Football is the most popular sport in Turkmenistan, a country that gained independence in 1991. The national association regularly takes part in competitions organised by FIFA and the AFC at senior and youth level. Valeri Nepomniachi is probably the most famous name in Turkmen football. He was the coach who led Cameroon to the 1990 FIFA World Cup in Italy. The Africans surprised many with their 1–0 win over defending champions Argentina in the opening match and finally bowed out in the quarter-finals.
There are 40 clubs, 820 players, and 30 referees in the country. The major stadiums are: Köpetdag Stadium, Nabitchi (Nebitdag, 15,000 seats), and The Builder (Ashgabat, 11,000 seats).

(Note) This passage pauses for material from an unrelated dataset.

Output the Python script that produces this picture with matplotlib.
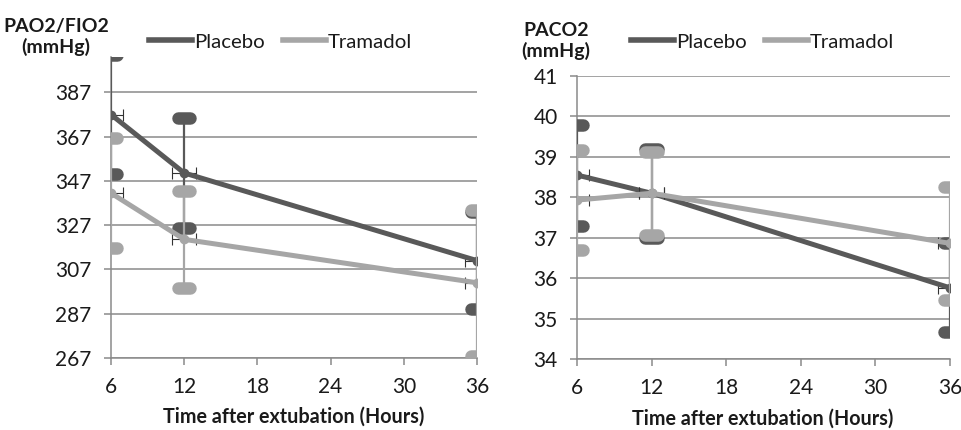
import matplotlib
matplotlib.use("Agg")
import matplotlib.pyplot as plt
from matplotlib.lines import Line2D
import numpy as np

plt.rcParams['font.family'] = ['Lato', 'DejaVu Sans']

# ---- data ----
hours = [6, 12, 36]
hour_err = [1, 1, 1]
groups = ["Placebo", "Tramadol"]

pao2_placebo = [377, 350.6, 311]
pao2_placebo_err = [27, 25, 22]
pao2_tramadol = [341.5, 320.6, 301]
pao2_tramadol_err = [25, 22, 33]

paco2_placebo = [38.55, 38.1, 35.76]
paco2_placebo_err = [1.25, 1.1, 1.1]
paco2_tramadol = [37.93, 38.1, 36.86]
paco2_tramadol_err = [1.24, 1.03, 1.4]

pao2_ticks = [267, 287, 307, 327, 347, 367, 387]
paco2_ticks = [34, 35, 36, 37, 38, 39, 40, 41]
x_ticks = [6, 12, 18, 24, 30, 36]

DARK = '#595959'
LIGHT = '#a6a6a6'
GRID = '#8a8a8a'
TXT = '#1a1a1a'

W, H = 962, 430
fig = plt.figure(figsize=(W / 100, H / 100), dpi=100)


def px_axes(left, top, right, bottom):
    return fig.add_axes([left / W, 1 - bottom / H, (right - left) / W, (bottom - top) / H])


def draw_series(ax, x, y, yerr, color, zo):
    x = np.asarray(x, float)
    y = np.asarray(y, float)
    e = np.asarray(yerr, float)
    ax.vlines(x, y - e, y + e, color=color, linewidth=1.6, zorder=zo)
    for yy in (y + e, y - e):
        lc = ax.hlines(yy, x - 0.5, x + 0.5, color=color, linewidth=9, zorder=zo + 0.1)
        lc.set_capstyle('round')
    ax.errorbar(x, y, xerr=hour_err, fmt='none', ecolor='#333333', elinewidth=0.8,
                capsize=4, capthick=0.8, zorder=zo + 0.2)
    ax.plot(x, y, color=color, linewidth=3.6, marker='o', markersize=6,
            solid_capstyle='round', zorder=zo + 0.5)


def style_axes(ax, ylim, yticks):
    ax.set_xlim(6, 36)
    ax.set_ylim(*ylim)
    ax.set_xticks(x_ticks)
    ax.set_yticks(yticks)
    ax.grid(axis='y', color=GRID, linewidth=1.1)
    ax.set_axisbelow(True)
    for s in ('top', 'right'):
        ax.spines[s].set_visible(False)
    for s in ('left', 'bottom'):
        ax.spines[s].set_color(GRID)
        ax.spines[s].set_linewidth(1.1)
    ax.tick_params(axis='both', colors=GRID, length=5, width=1.1, labelsize=15,
                   labelcolor=TXT, direction='out')
    ax.tick_params(axis='x', pad=9)
    ax.tick_params(axis='y', pad=9)


# ---- left panel ----
ax1 = px_axes(111, 57, 477, 358)
draw_series(ax1, hours, pao2_placebo, pao2_placebo_err, DARK, 3)
draw_series(ax1, hours, pao2_tramadol, pao2_tramadol_err, LIGHT, 4)
style_axes(ax1, (267, 403), pao2_ticks)

# ---- right panel ----
ax2 = px_axes(577, 76, 950, 359)
draw_series(ax2, hours, paco2_placebo, paco2_placebo_err, DARK, 3)
draw_series(ax2, hours, paco2_tramadol, paco2_tramadol_err, LIGHT, 4)
style_axes(ax2, (34, 41), paco2_ticks)

# ---- labels ----
fig.text(56 / W, 1 - 37 / H, 'PAO2/FIO2\n(mmHg)', ha='center', va='center',
         fontsize=14, fontweight='bold', linespacing=1.15, color=TXT)
fig.text(556 / W, 1 - 41 / H, 'PACO2\n(mmHg)', ha='center', va='center',
         fontsize=14, fontweight='bold', linespacing=1.25, color=TXT)
fig.text(294 / W, 1 - 417 / H, 'Time after extubation (Hours)', ha='center', va='center',
         fontsize=14.2, fontweight='bold', color=TXT)
fig.text(763 / W, 1 - 419 / H, 'Time after extubation (Hours)', ha='center', va='center',
         fontsize=14.2, fontweight='bold', color=TXT)

# ---- legends ----
handles = [Line2D([], [], color=DARK, linewidth=4),
           Line2D([], [], color=LIGHT, linewidth=4)]
for xpx in (149, 631):
    fig.legend(handles, groups, loc='center left', bbox_to_anchor=(xpx / W, 1 - 42 / H),
               ncol=2, frameon=False, fontsize=14.7, handlelength=2.1, handletextpad=0.1,
               columnspacing=0.9, borderpad=0, borderaxespad=0, labelcolor=TXT)

fig.savefig('out.png', dpi=100)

History of football in Turkmenistan

Soviet period
Football in Turkmenistan started to develop in the 1920s, however the sport became more organised when in 1937 the first championship of the Turkmen SSR was held. From 1937 until 1991, the most successful clubs were Neftyanik Kvasnovodsk and Pogranichnik Ashkhabad having won each six Turkmen SSR Championship Titles.

Even though no team from the Turkmen SSR ever played in the Soviet Top League, several footballers did, of whom most notably are Valeri Broshin, Kurban Berdyev, Sergey Agashkov, Ravshan Muhadov, Dmitri Khomukha, Charyar Mukhadov and Vitaliy Kafanov.

The following Turkmenistani footballers had been members of USSR national football team:

Since independence
Following independence from the Soviet Union, Football Association of Turkmenistan was established in 1992, and has been a member of FIFA and AFC since 1994. The Ýokary Liga and Turkmenistan Cup were reestablished in 1992. Since 1995, Turkmenistan has hosted the annual international football tournament known as Turkmenistan President's Cup. Turkmenistani clubs also participate in the annual CIS Cup.

The Turkmenistan national football team success came in 1993, when it became runners up in the 1993 ECO Cup losing 2–1 to the host nation Iran. More success followed when the team reached the quarter-finals stage of the 1994 Asian Games. Ten years later, the national team qualified for its only appearance in the continental tournament the 2004 AFC Asian Cup, then came close again for qualifying when reached the final of the 2010 AFC Challenge Cup losing to North Korea eventual champions in penalty shootouts.

The most well known Turkmenistani football personalities are Kurban Berdyev (head coach of Rubin Kazan, Champions of the Russian Premier League in 2008 and 2009) and Ashgabat-born Rolan Gusev (Russian national team footballer 2000-2005).

In March 2019,  the Football Federation of Turkmenistan named Croatian Ante Miše as the head coach of the Turkmenistan national football team, signing a one-year contract. Croatian specialist Sandro Tomić will help to train the national team of Turkmenistan. Croatian coaches are set to develop the overall football in Turkmenistan, not just the national team.